### Aim
Isolate every line in the records below with "that" in it.

(Records from a dataset)
################

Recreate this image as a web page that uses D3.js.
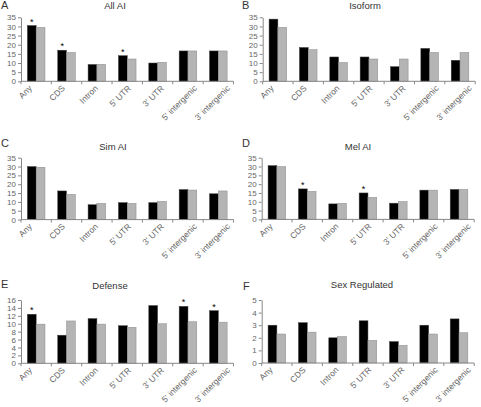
<!DOCTYPE html>
<html><head><meta charset="utf-8">
<script src="https://cdn.jsdelivr.net/npm/d3@7"></script>
<style>
body{margin:0;background:#fff}
svg{display:block}
text{font-family:"Liberation Sans",Arial,sans-serif}
</style>
</head><body>
<svg id="c" width="481" height="407"></svg>
<script>
// ---- data ----
const categories = ["Any","CDS","Intron","5' UTR","3' UTR","5' intergenic","3' intergenic"];

const allAI_black   = [30.5, 17.0, 9.2, 14.0, 10.0, 16.6, 16.6];
const allAI_gray    = [29.5, 15.8, 9.3, 12.2, 10.4, 16.6, 16.6];
const allAI_stars   = [1, 1, 0, 1, 0, 0, 0];

const isoform_black = [34.0, 18.5, 13.3, 13.3, 8.0, 18.0, 11.5];
const isoform_gray  = [29.5, 17.3, 10.3, 12.2, 12.2, 15.8, 15.8];
const isoform_stars = [0, 0, 0, 0, 0, 0, 0];

const simAI_black   = [30.0, 16.2, 8.4, 9.6, 9.6, 17.0, 14.6];
const simAI_gray    = [29.6, 14.3, 9.2, 9.2, 10.3, 16.7, 16.2];
const simAI_stars   = [0, 0, 0, 0, 0, 0, 0];

const melAI_black   = [30.5, 17.3, 8.8, 15.0, 9.2, 16.6, 17.0];
const melAI_gray    = [30.0, 15.9, 9.1, 12.5, 10.1, 16.6, 17.0];
const melAI_stars   = [0, 1, 0, 1, 0, 0, 0];

const defense_black = [12.4, 7.1, 11.3, 9.5, 14.6, 14.4, 13.3];
const defense_gray  = [9.9, 10.7, 9.9, 9.1, 10.0, 10.5, 10.4];
const defense_stars = [1, 0, 0, 0, 0, 1, 1];

const sexReg_black  = [3.0, 3.2, 2.0, 3.35, 1.7, 3.0, 3.5];
const sexReg_gray   = [2.3, 2.45, 2.1, 1.8, 1.4, 2.3, 2.4];
const sexReg_stars  = [0, 0, 0, 0, 0, 0, 0];

const ticks35 = [0, 5, 10, 15, 20, 25, 30, 35];
const ticks16 = [0, 2, 4, 6, 8, 10, 12, 14, 16];
const ticks5  = [0, 1, 2, 3, 4, 5];

const panelLetters = ["A","B","C","D","E","F"];
const panelTitles  = ["All AI","Isoform","Sim AI","Mel AI","Defense","Sex Regulated"];

// ---- layout ----
const layout = [
  {left:21,    top:17.3,  bottom:81.3,  tx:115, ty:9,   lx:1,   ly:9},
  {left:262.7, top:17.3,  bottom:81.3,  tx:365, ty:9,   lx:242, ly:9},
  {left:21,    top:157.7, bottom:219.6, tx:113, ty:150, lx:1,   ly:147},
  {left:261.7, top:157.7, bottom:219.4, tx:358, ty:150, lx:242, ly:147},
  {left:21,    top:300,   bottom:363.3, tx:110, ty:289, lx:1,   ly:288},
  {left:261.7, top:300,   bottom:363,   tx:362, ty:288, lx:243, ly:290}
];
const panelData = [
  {black:allAI_black,   gray:allAI_gray,   stars:allAI_stars,   ticks:ticks35},
  {black:isoform_black, gray:isoform_gray, stars:isoform_stars, ticks:ticks35},
  {black:simAI_black,   gray:simAI_gray,   stars:simAI_stars,   ticks:ticks35},
  {black:melAI_black,   gray:melAI_gray,   stars:melAI_stars,   ticks:ticks35},
  {black:defense_black, gray:defense_gray, stars:defense_stars, ticks:ticks16},
  {black:sexReg_black,  gray:sexReg_gray,  stars:sexReg_stars,  ticks:ticks5}
];

const svg = d3.select("#c");
const W = 212.5;

panelData.forEach((pd, i) => {
  const L = layout[i];
  const g = svg.append("g");
  const y = d3.scaleLinear().domain([0, d3.max(pd.ticks)]).range([L.bottom, L.top]);
  const x0 = d3.scaleBand().domain(categories).range([L.left, L.left + W])
               .paddingInner(0.42).paddingOuter(0.21);
  const x1 = d3.scaleBand().domain(["black","gray"]).range([0, x0.bandwidth()]);
  const xl = d3.scalePoint().domain(categories).range([L.left + 16, L.left + 214]);

  // letter + title
  g.append("text").attr("x", L.lx).attr("y", L.ly).text(panelLetters[i])
    .attr("font-size", 11).attr("fill", "#333");
  g.append("text").attr("x", L.tx).attr("y", L.ty).text(panelTitles[i])
    .attr("font-size", 9.5).attr("text-anchor", "middle").attr("fill", "#333");

  // bars
  const rows = categories.map((c, k) => ({c, b: pd.black[k], gr: pd.gray[k], s: pd.stars[k]}));
  g.selectAll(".bb").data(rows).join("rect")
    .attr("x", d => x0(d.c) + x1("black")).attr("width", x1.bandwidth())
    .attr("y", d => y(d.b)).attr("height", d => y(0) - y(d.b))
    .attr("fill", "#000").attr("stroke", "#444").attr("stroke-width", 0.5);
  g.selectAll(".gb").data(rows).join("rect")
    .attr("x", d => x0(d.c) + x1("gray")).attr("width", x1.bandwidth())
    .attr("y", d => y(d.gr)).attr("height", d => y(0) - y(d.gr))
    .attr("fill", "#b4b4b4").attr("stroke", "#8a8a8a").attr("stroke-width", 0.5);

  // stars
  g.selectAll(".st").data(rows.filter(d => d.s)).join("text")
    .attr("x", d => x0(d.c) + x1("black") + x1.bandwidth() / 2)
    .attr("y", d => y(d.b) - 1)
    .attr("text-anchor", "middle").attr("font-size", 9)
    .style("fill", "#000")
    .text("*");

  // y axis
  const ya = g.append("g").attr("transform", `translate(${L.left},0)`)
    .call(d3.axisLeft(y).tickValues(pd.ticks).tickFormat(d3.format("d"))
          .tickSize(3).tickSizeOuter(0).tickPadding(2));
  ya.select(".domain").attr("stroke", "#888");
  ya.selectAll(".tick line").attr("stroke", "#888");
  ya.selectAll(".tick text").attr("fill", "#666").attr("font-size", 8)
    .attr("font-family", '"Liberation Sans",Arial,sans-serif');

  // x axis
  g.append("line").attr("x1", L.left).attr("x2", L.left + W)
    .attr("y1", L.bottom).attr("y2", L.bottom).attr("stroke", "#888");
  const bounds = categories.map(c => x0(c) - x0.step() * 0.21).concat([L.left + W]);
  g.selectAll(".xt").data(bounds).join("line")
    .attr("x1", d => d).attr("x2", d => d)
    .attr("y1", L.bottom).attr("y2", L.bottom + 3).attr("stroke", "#888");

  g.selectAll(".xl").data(categories).join("text")
    .attr("transform", c => `translate(${xl(c) - 4.5},${L.bottom + 7.5}) rotate(-45)`)
    .attr("text-anchor", "end").attr("font-size", 8.5).attr("fill", "#666")
    .text(c => c);
});
</script>
</body></html>
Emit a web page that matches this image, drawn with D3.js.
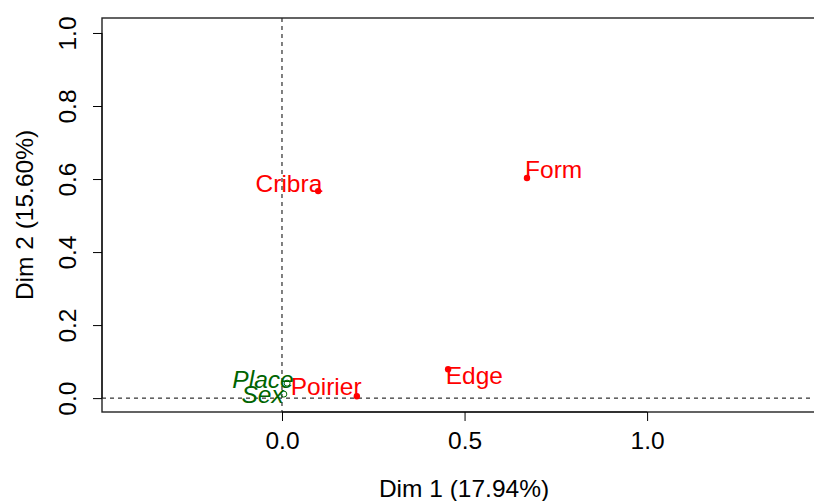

################

### Result of this exercise
Recreate this image as a web page that uses D3.js.
Emit a web page that matches this image, drawn with D3.js.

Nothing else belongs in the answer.